Beets! Haven't done more than a few beets for the last few years but I've got a bunch coming up this year. I'm always tempted to pull up the daffodils and devote that space to beets, daffodils are sort of a waste of space for most of the summer, and I'm usually just about set to pull them out at the end of every season - but then they bloom in the spring and I get all mushy. I did  compromise and pull a few out to make more room for beets this year, though.

And, lamb's quarter. This one plants itself. Some people call it a weed but I actually like it steamed like spinach, so although I pulled the ones that are competing with the little guys that are just coming up, I did leave a few in over in the corner with the tomatoes. These tend to be the first pickings from the garden, in fact. 

My snake survived Sandy!

Boat maintenance - there was a rear-deck bungee cord that needed to be replaced. I don't really use it but when you're teaching your boat is supposed to be all proper-like. I was actually impressed by one of the clerks at the Eastern Mountain Supply - I asked for deck bungee and he knew immediately that they didn't have it in the selection of cords-by-the-foot where I was expecting it to be, but he thought for a second and then sent me up to the camping section because he knew they had shock cord for tent poles and he suspected that would be the same, and it was.  What was more urgent, though, was doing something to save my decklines, which are otherwise in fine shape, from the chafing that the deck compass I got a while back turns out to be causing. So far it's just the cover of the line that's fraying so it's just a matter of adding some layers to give the clip something more to chew on. 

First layer, electrical tape - 

And then a wrapping of cord because I didn't trust the tape to stay stuck after a few soakings. Looks much better now.  
Nice afternoon at the club.  Hoping for another good day out there tomorrow -this time hoping to get in my first sail of the season! Woohoo! 

Thursday, May 23, 2013

Say It Ain't So!

Tillerman says bring on the gloom, so OK, here we go with a few bars of the blues.

The Mozzarella Blues.

I made a woeful discovery on Tuesday. Not quite a tragedy (I'd reserve that word for things that happened in other places this week) but still, I set out on a mission in the fine warm weather that Tuesday brought to New York City and instead found sadness and disappointment. Auwe! Alas, alack, and well-a-day!

I brought my camera today to recreate Tuesday's trauma for you.

First, the lead-in: 

The company cafeteria was closed for an event. Nothing the in-house coffee bar and snack shop had to offer was appealing to me. I left the building trying to decide what I felt like getting at Duke's (the closest deli) and stepped out into a lovely warm afternoon.

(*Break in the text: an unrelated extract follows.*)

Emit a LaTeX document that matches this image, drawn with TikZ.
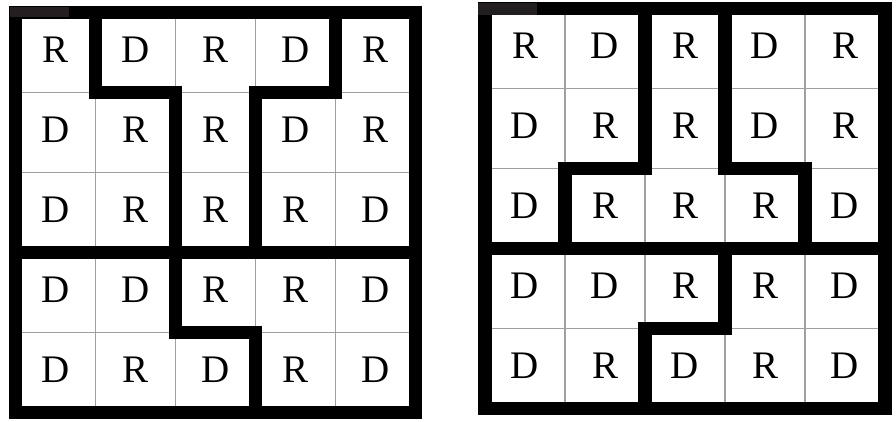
\documentclass[tikz,border=0pt]{standalone}
\usepackage{fontspec}
\setmainfont{Liberation Serif}
\definecolor{barcol}{HTML}{231F20}
\begin{document}
\begin{tikzpicture}[x=1pt,y=-1pt,
  gridline/.style={draw=gray!75, line width=1.2pt},
  wall/.style={draw=black, line width=13.5pt, line join=miter, line cap=rect},
  letter/.style={font=\fontsize{39}{39}\selectfont, inner sep=0pt},
  bar/.style={fill=barcol}]
\useasboundingbox (0,0) rectangle (896,422);
\fill[white] (0,0) rectangle (896,422);
% ---------- left grid ----------
\begin{scope}[shift={(15.5,12.5)}]
  \foreach \k in {80,160,240,320} {
    \draw[gridline] (\k,0) -- (\k,400);
    \draw[gridline] (0,\k) -- (400,\k);
  }
  \foreach \row [count=\i] in {{R,D,R,D,R},{D,R,R,D,R},{D,R,R,R,D},{D,D,R,R,D},{D,R,D,R,D}} {
    \foreach \c [count=\j] in \row {
      \node[letter] (A-\i-\j) at (80*\j-40, 80*\i-42.5) {\c};
    }
  }
  \draw[wall] (80,0) -- (80,80) -- (160,80) -- (160,320) -- (240,320) -- (240,400);
  \draw[wall] (320,0) -- (320,80) -- (240,80) -- (240,240);
  \draw[wall] (0,240) -- (400,240);
  \draw[wall] (0,0) rectangle (400,400);
\end{scope}
\fill[bar] (10,7) rectangle (69,17);
% ---------- right grid ----------
\begin{scope}[shift={(485,8.5)}]
  \foreach \k in {80,160,240,320} {
    \draw[gridline] (\k,0) -- (\k,400);
    \draw[gridline] (0,\k) -- (400,\k);
  }
  \foreach \row [count=\i] in {{R,D,R,D,R},{D,R,R,D,R},{D,R,R,R,D},{D,D,R,R,D},{D,R,D,R,D}} {
    \foreach \c [count=\j] in \row {
      \node[letter] (B-\i-\j) at (80*\j-40, 80*\i-42.5) {\c};
    }
  }
  \draw[wall] (160,0) -- (160,160) -- (80,160) -- (80,240);
  \draw[wall] (240,0) -- (240,160) -- (320,160) -- (320,240);
  \draw[wall] (0,240) -- (400,240);
  \draw[wall] (240,240) -- (240,320) -- (160,320) -- (160,400);
  \draw[wall] (0,0) rectangle (400,400);
\end{scope}
\fill[bar] (478,3) rectangle (537,15);
\end{tikzpicture}
\end{document}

We've been having a pleasant, quiet week at the office, and it suddenly hit me that it was the perfect sort of afternoon to treat myself to a sandwich from my hands-down favorite food discovery of 2012, the long-established SoHo cheesemaker Joe's Dairy, home of some of the best danged mozzarella I've ever eaten anywhere including during a couple of summers in Italy (although I was much younger then and didn't always know what to look for). Definitely some of the best "mootz" (to borrow Baydog's term) in my area. They had fresh and smoked and both were amazing, I'd gone quite crazy for the stuff, treated myself and TQ on a fairly regular basis, took the smoked (which travelled better) along with some of the hard sausages Joe's also carried to a couple of family gatherings and other get-togethers - everybody loved it. They also sold sandwiches of a couple of varieties, sundried tomatoes or roasted peppers with fresh or smoked on great chewy rolls. Yum. That's was what I was after on Tuesday. 

And now - the photographic re-enactment:

I headed west on Prince Street and then turned right on Sullivan, approaching the shop from the south. All sorts of trendy little eateries on this block, but I hardly notice 'em. 

 There's the place - just past the gated entryway to the St. Anthony's Rectory.  Joe's Dairy! Cheeses! Hooray! All I was thinking about was which kind of sandwich should I get, and whether I should get some to take home and have for dinner, or just get the sandwich, choices choices...

 But then as the storefront came into view beyond the rectory's little "patio" -- wait -- what? -- what's this???

Closed? How? It's Tuesday! Joe's is closed on Mondays! It is Tuesday, right? Yes, yes, it's Tuesday...wait, there's a sign. Maybe this is the week they always go on vacation. Nice week to go on vacation, the week before Memorial Day, yeah, that must be it, proprietors of little mom-and-pop establishments need a break every now and then. Yes. The sign must say that they are on vacation, or temporarily closed due to some family thing...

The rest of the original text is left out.